— Your goal —
Skip every picture and transcribe the remaining material exactly.

— Source data —
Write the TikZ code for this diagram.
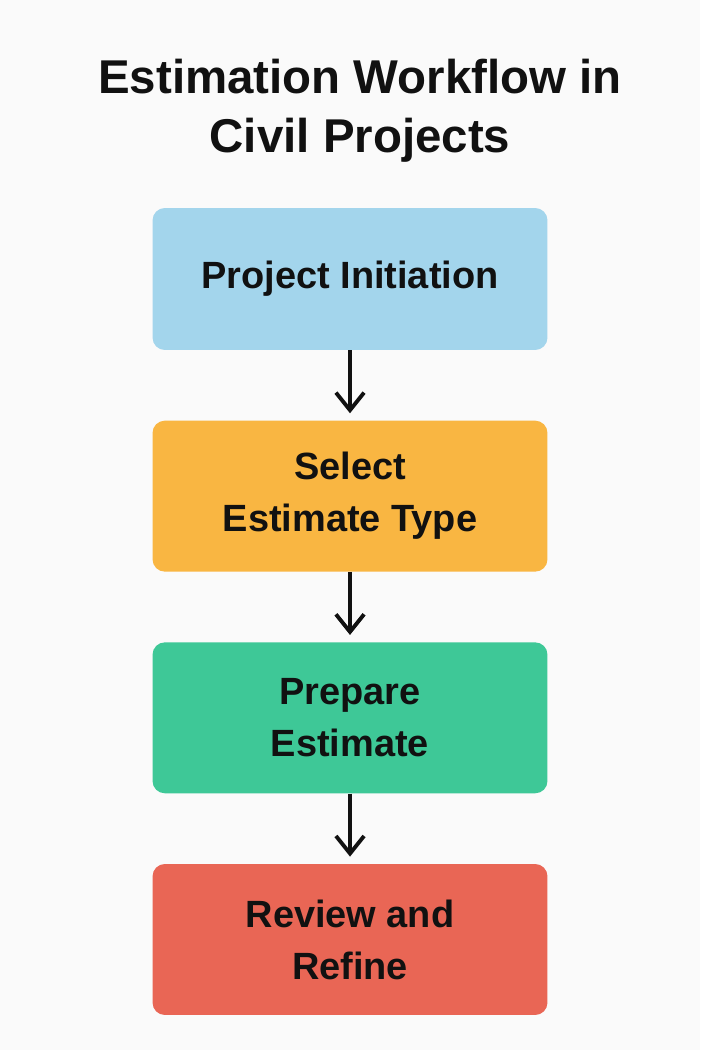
\documentclass[tikz,border=0pt]{standalone}
\usepackage{fontspec}
\setmainfont{Liberation Sans}
\usepackage{xcolor}
\usetikzlibrary{positioning,arrows.meta}

\definecolor{bgpaper}{HTML}{FAFAFA}
\definecolor{initblue}{HTML}{A3D5EC}
\definecolor{typeorange}{HTML}{F9B642}
\definecolor{prepgreen}{HTML}{3EC897}
\definecolor{reviewred}{HTML}{E96655}
\definecolor{inkdark}{HTML}{111111}

\tikzset{
    stagebox/.style={rounded corners=7pt,minimum width=7.9cm,minimum height=3.02cm,
        align=center,text=inkdark,font=\fontsize{21.6}{29.6}\selectfont\bfseries},
    flowarrow/.style={line width=2.2pt,draw=inkdark,-{Straight Barb[length=10pt,width=16pt,line width=2.2pt]},shorten >=4pt}
}

\begin{document}
\begin{tikzpicture}[x=0.02cm,y=-0.02cm,node distance=1.4cm]
            \fill[bgpaper] (0,0) rectangle (700,1050);
            \node[align=center,text=inkdark,font=\fontsize{27}{33.6}\selectfont\bfseries] (title) at (360,111) {Estimation Workflow in\\Civil Projects};
            \node[stagebox,fill=initblue,minimum height=2.84cm] (initiation) at (350,279) {Project Initiation};
            \node[stagebox,fill=typeorange,below=of initiation] (select) {Select\\Estimate Type};
            \node[stagebox,fill=prepgreen,below=of select] (prepare) {Prepare\\Estimate};
            \node[stagebox,fill=reviewred,below=of prepare] (review) {Review and\\Refine};
            \draw[flowarrow] (initiation) -- (select);
            \draw[flowarrow] (select) -- (prepare);
            \draw[flowarrow] (prepare) -- (review);
        \end{tikzpicture}
\end{document}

— Solution for this exercise —
Write the TikZ code for this diagram.
\documentclass[tikz,border=0pt]{standalone}
\usepackage{fontspec}
\setmainfont{Liberation Sans}
\usepackage{xcolor}
\usetikzlibrary{positioning,arrows.meta}

\definecolor{bgpaper}{HTML}{FAFAFA}
\definecolor{initblue}{HTML}{A3D5EC}
\definecolor{typeorange}{HTML}{F9B642}
\definecolor{prepgreen}{HTML}{3EC897}
\definecolor{reviewred}{HTML}{E96655}
\definecolor{inkdark}{HTML}{111111}

\tikzset{
    stagebox/.style={rounded corners=7pt,minimum width=7.9cm,minimum height=3.02cm,
        align=center,text=inkdark,font=\fontsize{21.6}{29.6}\selectfont\bfseries},
    flowarrow/.style={line width=2.2pt,draw=inkdark,-{Straight Barb[length=10pt,width=16pt,line width=2.2pt]},shorten >=4pt}
}

\begin{document}
\begin{tikzpicture}[x=0.02cm,y=-0.02cm,node distance=1.4cm]
            \fill[bgpaper] (0,0) rectangle (700,1050);
            \node[align=center,text=inkdark,font=\fontsize{27}{33.6}\selectfont\bfseries] (title) at (360,111) {Estimation Workflow in\\Civil Projects};
            \node[stagebox,fill=initblue,minimum height=2.84cm] (initiation) at (350,279) {Project Initiation};
            \node[stagebox,fill=typeorange,below=of initiation] (select) {Select\\Estimate Type};
            \node[stagebox,fill=prepgreen,below=of select] (prepare) {Prepare\\Estimate};
            \node[stagebox,fill=reviewred,below=of prepare] (review) {Review and\\Refine};
            \draw[flowarrow] (initiation) -- (select);
            \draw[flowarrow] (select) -- (prepare);
            \draw[flowarrow] (prepare) -- (review);
        \end{tikzpicture}
\end{document}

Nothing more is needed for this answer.